You may have seen posts regarding recalls from agencies such as the Food and Drug Administration, the Consumer Product Safety Commission, or the National Highway Transportation Safety Administration. These federal agencies, along with others, are responsible for working with companies to recall a product that has become contaminated. This sometimes happens with food or drugs, or an item that has a defect which makes it unsafe for its intended use, as with cars or children's toys.
And yet, there are some things even a recall notice cannot communicate to the public, according to The Washington Post. In the case of drug recalls from the FDA, the notices often do not include the exact numbers of items being recalled or which specific retail stores are selling the affected drugs. However, for products such as computers, toys or other consumer items, the CPCS can usually tell the public how many units are under recall and which stores may have sold them.
Another bit of missing information noticed by The Post is the lack of timeliness on some drug recalls. For information on recalls of over-the-counter drugs, consumers often have to rely on media reports, sift through FDA or company websites, or ask a pharmacist. However, the government has provided an online site that can be of use in tracking recalls from all of its agencies.
Recalls.gov is the new "online source for recalls," according to the site. On one website, consumers can find information regarding product recalls by all government agencies listed above and including others such as the USDA (recalls of meat products), the Coast Guard (recalls on boats), and the EPA (recalls on environmental products). There is even a mobile application for staying on top of product recalls, the Recalls.gov mobile app.

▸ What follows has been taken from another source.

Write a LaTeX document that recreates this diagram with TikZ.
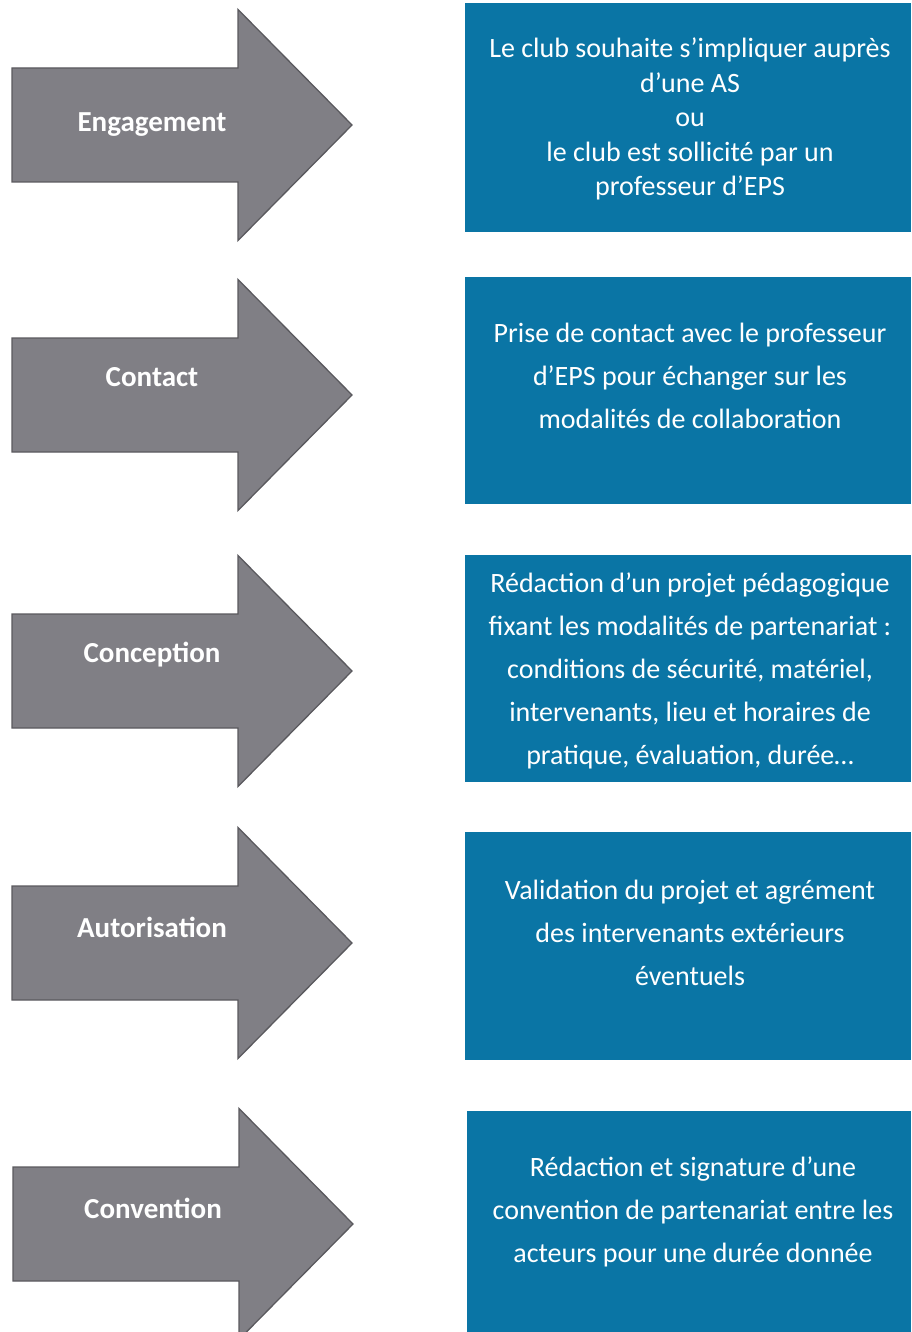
\documentclass[tikz,border=0pt]{standalone}
\usepackage{fontspec}
\setmainfont{Carlito}
\usetikzlibrary{positioning}
\definecolor{stepgrey}{HTML}{807F85}
\definecolor{stepedge}{HTML}{5A595E}
\definecolor{stepblue}{HTML}{0A75A5}
\tikzset{
  arrowshape/.style={fill=stepgrey, draw=stepedge, line width=1.3pt, line join=miter},
  arrowlabel/.style={text=white, inner sep=0pt, font=\fontsize{29}{34}\selectfont\bfseries},
  stepbox/.style={fill=stepblue, draw=none, inner sep=0pt, minimum width=446pt},
  boxtext/.style={text=white, align=center, inner sep=0pt, font=\fontsize{28}{43}\selectfont},
  tighttext/.style={boxtext, font=\fontsize{28}{34.5}\selectfont}}
% one block arrow: left end x, centre line y
\newcommand{\blockarrow}[2]{%
  \draw[arrowshape] (#1,#2-57) -- (#1+226,#2-57) -- (#1+226,#2-115.5) -- (#1+340,#2)
    -- (#1+226,#2+115.5) -- (#1+226,#2+57) -- (#1,#2+57) -- cycle;}

\begin{document}
\begin{tikzpicture}[x=1pt, y=-1pt]
\useasboundingbox (0,0) rectangle (911,1332);
\clip (0,0) rectangle (911,1332);

% arrows on the left
\blockarrow{12}{125}
\blockarrow{12}{395}
\blockarrow{12}{671}
\blockarrow{12}{943}
\blockarrow{13}{1224}
\node[arrowlabel] (engagement) at (152,125) {Engagement};
\node[arrowlabel] (contact) at (152,377) {Contact};
\node[arrowlabel] (conception) at (152,655) {Conception};
\node[arrowlabel] (autorisation) at (152,927) {Autorisation};
\node[arrowlabel] (convention) at (153,1208) {Convention};

% boxes on the right
\node[stepbox, minimum height=229pt] (b1) at (688,117.5) {};
\node[stepbox, minimum height=227pt] (b2) at (688,390.5) {};
\node[stepbox, minimum height=227pt] (b3) at (688,668.5) {};
\node[stepbox, minimum height=228pt] (b4) at (688,946) {};
\node[stepbox, minimum width=444pt, minimum height=222pt] (b5) at (689,1222) {};

\node[tighttext] (t1) at (690,119) {Le club souhaite s’impliquer auprès\\d’une AS\\ou\\le club est sollicité par un\\professeur d’EPS};
\node[boxtext] (t2) at (690,375.5) {Prise de contact avec le professeur\\d’EPS pour échanger sur les\\modalités de collaboration};
\node[boxtext] (t3) at (690,671) {Rédaction d’un projet pédagogique\\fixant les modalités de partenariat :\\conditions de sécurité, matériel,\\intervenants, lieu et horaires de\\pratique, évaluation, durée…};
\node[boxtext] (t4) at (690,932.5) {Validation du projet et agrément\\des intervenants extérieurs\\éventuels};
\node[boxtext] (t5) at (693,1212) {Rédaction et signature d’une\\convention  de partenariat entre les\\acteurs pour une durée donnée};
\end{tikzpicture}
\end{document}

There are other, more basic things consumers can do to keep an eye out for products that might be unsafe. In the case of food or medicine, practice safe storage and preparation techniques and discard any items with a bad color or odor. In the case of consumer products, make sure you follow directions for proper use and support your representatives in Congress when they seek stronger regulations. For example, The Post reports that this summer, Rep. Edolphus Towns (D-N.Y.) introduced a bill that would give the FDA mandatory recall authority for drugs and require manufacturers to notify the agency when they believe drugs in interstate commerce are misbranded or adulterated.
Finally, if you have questions, do your research, and remember, Common Law is always here to help.